The exercise ->
Transcribe only part of the material below: the lines from the one containing "Rebuild this chart as a Python" through the one containing "from matplotlib.patches import Rectangle", inclusive, exactly as written.

Supplied material ->
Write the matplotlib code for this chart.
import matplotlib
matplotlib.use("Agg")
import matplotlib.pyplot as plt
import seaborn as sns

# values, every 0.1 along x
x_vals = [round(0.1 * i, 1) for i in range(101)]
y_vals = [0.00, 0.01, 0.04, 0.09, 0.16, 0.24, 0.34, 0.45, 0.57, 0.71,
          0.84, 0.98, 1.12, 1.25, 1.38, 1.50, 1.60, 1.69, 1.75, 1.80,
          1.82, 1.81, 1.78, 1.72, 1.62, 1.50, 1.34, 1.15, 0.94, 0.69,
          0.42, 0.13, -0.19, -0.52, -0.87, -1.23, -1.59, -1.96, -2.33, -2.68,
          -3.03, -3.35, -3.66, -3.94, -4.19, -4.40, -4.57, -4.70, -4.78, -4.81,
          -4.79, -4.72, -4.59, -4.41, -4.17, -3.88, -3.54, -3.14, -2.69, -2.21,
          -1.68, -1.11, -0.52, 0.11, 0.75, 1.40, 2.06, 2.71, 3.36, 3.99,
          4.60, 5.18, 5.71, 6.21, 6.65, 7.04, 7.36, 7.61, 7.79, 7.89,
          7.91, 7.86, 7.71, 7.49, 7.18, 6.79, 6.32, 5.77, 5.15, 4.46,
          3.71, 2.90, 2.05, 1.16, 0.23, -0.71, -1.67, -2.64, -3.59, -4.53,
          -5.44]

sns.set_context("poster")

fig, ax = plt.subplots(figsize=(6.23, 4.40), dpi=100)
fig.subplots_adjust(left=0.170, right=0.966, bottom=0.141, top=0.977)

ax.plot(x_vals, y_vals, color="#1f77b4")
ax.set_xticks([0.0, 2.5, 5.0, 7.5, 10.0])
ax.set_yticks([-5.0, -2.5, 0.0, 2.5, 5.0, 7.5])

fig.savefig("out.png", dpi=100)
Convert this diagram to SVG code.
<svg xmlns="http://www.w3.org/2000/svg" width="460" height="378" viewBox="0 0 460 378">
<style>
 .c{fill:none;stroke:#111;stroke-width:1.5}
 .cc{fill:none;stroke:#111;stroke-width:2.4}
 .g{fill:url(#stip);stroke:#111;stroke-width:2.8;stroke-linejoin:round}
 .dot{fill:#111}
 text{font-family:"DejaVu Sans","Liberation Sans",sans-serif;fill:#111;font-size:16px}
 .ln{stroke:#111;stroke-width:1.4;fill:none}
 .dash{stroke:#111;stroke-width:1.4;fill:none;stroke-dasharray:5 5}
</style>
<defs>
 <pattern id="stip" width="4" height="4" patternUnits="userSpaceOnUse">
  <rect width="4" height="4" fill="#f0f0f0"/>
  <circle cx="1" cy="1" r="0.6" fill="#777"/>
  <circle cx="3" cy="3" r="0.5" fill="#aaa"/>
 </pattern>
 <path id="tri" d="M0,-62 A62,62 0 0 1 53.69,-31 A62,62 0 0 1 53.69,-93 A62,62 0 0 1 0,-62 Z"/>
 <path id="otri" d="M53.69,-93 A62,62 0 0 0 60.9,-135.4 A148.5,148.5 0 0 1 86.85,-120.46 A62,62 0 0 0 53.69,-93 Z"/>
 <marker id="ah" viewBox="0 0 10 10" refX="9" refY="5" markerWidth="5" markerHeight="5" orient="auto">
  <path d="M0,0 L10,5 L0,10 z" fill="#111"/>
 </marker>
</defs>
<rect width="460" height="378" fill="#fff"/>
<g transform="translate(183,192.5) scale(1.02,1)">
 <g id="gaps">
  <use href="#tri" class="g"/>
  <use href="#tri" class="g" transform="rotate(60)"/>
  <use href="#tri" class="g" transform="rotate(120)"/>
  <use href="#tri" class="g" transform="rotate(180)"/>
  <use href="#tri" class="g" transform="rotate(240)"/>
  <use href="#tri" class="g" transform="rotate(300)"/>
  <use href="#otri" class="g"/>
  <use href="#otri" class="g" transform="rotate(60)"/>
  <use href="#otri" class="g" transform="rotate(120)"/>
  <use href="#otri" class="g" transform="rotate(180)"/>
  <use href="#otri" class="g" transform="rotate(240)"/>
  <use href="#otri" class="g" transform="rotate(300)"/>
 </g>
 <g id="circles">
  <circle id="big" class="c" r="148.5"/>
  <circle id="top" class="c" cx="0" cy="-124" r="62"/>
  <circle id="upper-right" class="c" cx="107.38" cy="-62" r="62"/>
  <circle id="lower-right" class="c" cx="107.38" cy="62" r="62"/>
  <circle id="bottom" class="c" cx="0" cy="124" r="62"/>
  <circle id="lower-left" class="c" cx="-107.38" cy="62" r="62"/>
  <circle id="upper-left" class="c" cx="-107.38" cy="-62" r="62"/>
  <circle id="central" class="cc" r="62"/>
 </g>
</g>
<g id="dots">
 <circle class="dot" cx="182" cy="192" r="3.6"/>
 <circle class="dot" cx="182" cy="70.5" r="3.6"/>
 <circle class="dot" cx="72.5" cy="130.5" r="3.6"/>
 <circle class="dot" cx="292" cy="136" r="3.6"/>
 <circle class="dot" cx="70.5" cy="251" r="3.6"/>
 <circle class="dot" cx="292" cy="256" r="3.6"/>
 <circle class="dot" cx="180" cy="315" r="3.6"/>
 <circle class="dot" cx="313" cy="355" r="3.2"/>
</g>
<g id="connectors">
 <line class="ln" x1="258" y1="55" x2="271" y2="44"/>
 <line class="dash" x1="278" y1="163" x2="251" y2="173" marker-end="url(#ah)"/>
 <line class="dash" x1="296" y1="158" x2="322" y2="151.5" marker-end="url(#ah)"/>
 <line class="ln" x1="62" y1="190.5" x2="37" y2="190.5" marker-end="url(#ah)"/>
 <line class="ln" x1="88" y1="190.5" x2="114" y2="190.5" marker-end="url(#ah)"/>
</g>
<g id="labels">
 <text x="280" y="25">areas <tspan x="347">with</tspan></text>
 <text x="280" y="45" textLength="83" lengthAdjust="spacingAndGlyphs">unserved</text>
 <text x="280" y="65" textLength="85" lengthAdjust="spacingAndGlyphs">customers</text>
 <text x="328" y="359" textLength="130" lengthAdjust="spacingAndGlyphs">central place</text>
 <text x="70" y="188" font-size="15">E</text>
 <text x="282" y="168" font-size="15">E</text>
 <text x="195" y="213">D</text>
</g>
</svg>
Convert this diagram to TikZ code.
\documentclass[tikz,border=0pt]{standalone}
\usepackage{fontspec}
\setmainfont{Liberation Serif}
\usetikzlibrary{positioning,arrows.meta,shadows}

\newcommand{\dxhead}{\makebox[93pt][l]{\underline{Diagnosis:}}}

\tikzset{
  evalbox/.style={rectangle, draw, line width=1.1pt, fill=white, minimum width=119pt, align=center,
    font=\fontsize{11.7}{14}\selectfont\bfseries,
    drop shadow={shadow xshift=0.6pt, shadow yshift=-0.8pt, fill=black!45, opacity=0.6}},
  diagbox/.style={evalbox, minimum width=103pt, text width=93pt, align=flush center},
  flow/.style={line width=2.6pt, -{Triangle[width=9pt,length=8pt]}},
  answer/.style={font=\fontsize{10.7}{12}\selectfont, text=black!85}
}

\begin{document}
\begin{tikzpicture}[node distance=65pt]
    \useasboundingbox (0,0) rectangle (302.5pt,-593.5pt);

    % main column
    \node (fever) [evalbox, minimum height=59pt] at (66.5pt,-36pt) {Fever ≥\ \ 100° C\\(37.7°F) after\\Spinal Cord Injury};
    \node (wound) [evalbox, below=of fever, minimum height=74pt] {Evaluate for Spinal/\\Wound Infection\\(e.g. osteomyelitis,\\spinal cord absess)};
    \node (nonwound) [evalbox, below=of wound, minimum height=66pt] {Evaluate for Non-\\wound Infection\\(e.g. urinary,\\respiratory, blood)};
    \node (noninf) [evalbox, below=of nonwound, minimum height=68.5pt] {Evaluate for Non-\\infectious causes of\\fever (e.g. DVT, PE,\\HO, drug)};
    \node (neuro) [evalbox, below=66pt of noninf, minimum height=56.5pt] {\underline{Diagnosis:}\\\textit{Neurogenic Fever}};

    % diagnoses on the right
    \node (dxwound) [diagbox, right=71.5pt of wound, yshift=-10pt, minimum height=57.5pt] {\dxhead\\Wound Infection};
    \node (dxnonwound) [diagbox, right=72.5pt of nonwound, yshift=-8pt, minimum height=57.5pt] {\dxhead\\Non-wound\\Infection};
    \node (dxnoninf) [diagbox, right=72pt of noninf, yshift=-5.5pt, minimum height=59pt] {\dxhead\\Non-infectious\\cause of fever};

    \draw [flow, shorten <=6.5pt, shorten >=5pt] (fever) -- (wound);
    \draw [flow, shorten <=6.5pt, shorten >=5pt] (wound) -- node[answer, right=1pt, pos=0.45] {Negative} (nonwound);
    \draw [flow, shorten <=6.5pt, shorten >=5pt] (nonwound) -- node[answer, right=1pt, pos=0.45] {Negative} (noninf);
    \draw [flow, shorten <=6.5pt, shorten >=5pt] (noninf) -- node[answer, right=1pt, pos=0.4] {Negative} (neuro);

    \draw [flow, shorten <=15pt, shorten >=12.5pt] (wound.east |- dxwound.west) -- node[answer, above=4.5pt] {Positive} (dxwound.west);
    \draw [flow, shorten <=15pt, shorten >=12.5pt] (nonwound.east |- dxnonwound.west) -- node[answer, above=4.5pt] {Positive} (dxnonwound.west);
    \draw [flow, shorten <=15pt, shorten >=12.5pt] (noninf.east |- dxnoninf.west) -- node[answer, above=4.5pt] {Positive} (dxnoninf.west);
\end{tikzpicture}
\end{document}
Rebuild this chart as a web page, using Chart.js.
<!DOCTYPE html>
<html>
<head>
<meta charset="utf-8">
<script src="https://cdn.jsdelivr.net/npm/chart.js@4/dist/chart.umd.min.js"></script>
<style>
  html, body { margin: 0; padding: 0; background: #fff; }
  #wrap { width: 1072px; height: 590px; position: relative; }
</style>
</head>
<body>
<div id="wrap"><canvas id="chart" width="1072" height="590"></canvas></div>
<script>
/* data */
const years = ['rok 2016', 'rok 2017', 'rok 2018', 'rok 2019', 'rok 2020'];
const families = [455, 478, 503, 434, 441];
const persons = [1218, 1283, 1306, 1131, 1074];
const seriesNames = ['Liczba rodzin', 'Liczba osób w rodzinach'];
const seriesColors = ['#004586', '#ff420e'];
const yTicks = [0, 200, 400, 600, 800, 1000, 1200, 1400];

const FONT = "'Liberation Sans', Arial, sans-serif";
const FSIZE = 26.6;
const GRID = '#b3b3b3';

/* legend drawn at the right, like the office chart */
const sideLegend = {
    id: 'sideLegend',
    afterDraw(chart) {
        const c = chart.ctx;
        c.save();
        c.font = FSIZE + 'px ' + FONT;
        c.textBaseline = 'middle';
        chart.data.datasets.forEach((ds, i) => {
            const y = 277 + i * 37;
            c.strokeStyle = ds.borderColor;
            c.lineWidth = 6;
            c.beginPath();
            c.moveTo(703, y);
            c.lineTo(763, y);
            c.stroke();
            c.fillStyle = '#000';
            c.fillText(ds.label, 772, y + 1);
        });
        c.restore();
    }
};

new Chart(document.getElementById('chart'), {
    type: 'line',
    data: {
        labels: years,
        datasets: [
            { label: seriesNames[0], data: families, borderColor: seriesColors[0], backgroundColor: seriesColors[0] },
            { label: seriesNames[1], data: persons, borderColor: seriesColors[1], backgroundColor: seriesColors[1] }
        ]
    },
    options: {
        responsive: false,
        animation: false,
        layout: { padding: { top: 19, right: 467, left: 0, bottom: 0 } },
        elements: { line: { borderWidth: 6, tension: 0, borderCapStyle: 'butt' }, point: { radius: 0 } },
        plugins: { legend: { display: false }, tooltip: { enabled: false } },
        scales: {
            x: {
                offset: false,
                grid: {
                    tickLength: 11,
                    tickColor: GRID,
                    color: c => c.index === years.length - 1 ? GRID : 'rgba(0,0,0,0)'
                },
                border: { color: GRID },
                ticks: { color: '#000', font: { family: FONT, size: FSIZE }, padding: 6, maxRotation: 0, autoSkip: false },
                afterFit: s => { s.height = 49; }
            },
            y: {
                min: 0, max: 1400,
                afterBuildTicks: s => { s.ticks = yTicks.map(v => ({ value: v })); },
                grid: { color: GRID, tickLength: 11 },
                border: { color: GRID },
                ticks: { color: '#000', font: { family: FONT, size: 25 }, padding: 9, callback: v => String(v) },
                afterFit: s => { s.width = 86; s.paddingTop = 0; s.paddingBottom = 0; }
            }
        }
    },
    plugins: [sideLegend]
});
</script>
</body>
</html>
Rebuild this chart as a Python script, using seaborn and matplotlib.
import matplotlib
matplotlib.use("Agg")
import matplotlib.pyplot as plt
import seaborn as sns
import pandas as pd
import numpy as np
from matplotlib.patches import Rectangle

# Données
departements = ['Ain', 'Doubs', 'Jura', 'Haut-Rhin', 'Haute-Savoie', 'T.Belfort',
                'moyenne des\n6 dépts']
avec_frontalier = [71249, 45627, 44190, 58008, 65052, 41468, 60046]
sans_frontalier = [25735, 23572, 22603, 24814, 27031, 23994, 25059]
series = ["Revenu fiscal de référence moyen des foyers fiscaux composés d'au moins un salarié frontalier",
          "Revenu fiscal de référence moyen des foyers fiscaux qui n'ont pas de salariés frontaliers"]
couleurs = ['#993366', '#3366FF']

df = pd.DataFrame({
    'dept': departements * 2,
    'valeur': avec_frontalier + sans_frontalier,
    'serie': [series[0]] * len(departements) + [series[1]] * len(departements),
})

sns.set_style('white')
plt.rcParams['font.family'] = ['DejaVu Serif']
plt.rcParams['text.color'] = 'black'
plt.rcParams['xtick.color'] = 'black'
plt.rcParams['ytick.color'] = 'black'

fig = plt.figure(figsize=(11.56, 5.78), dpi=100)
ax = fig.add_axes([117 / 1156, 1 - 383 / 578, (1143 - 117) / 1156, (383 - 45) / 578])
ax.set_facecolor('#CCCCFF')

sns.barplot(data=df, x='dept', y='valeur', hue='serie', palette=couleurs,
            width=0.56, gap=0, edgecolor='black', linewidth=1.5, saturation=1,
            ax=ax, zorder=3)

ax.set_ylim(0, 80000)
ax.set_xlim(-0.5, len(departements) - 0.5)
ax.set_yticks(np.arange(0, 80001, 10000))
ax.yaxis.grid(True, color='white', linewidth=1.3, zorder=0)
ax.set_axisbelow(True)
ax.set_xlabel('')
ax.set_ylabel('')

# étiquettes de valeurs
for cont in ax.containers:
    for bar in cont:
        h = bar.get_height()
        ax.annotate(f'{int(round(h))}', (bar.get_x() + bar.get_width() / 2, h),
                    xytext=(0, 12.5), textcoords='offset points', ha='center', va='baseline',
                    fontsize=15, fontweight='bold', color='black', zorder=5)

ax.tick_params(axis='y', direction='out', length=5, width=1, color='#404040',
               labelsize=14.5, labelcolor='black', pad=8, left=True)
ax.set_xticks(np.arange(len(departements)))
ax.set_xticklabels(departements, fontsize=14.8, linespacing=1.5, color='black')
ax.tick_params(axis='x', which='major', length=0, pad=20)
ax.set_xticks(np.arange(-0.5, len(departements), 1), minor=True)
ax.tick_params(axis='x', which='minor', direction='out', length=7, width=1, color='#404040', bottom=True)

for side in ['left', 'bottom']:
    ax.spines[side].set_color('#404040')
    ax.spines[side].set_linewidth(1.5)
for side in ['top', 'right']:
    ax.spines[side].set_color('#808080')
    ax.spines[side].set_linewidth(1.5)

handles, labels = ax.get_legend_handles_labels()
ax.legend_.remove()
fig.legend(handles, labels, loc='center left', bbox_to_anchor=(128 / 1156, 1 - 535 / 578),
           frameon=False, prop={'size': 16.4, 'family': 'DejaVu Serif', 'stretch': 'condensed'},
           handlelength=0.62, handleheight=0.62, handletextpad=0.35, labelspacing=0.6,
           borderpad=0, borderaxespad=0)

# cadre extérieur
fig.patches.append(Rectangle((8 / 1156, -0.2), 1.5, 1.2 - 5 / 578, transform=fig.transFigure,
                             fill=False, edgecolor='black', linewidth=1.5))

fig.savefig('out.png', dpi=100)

Response below ->
Rebuild this chart as a Python script, using seaborn and matplotlib.
import matplotlib
matplotlib.use("Agg")
import matplotlib.pyplot as plt
import seaborn as sns
import pandas as pd
import numpy as np
from matplotlib.patches import Rectangle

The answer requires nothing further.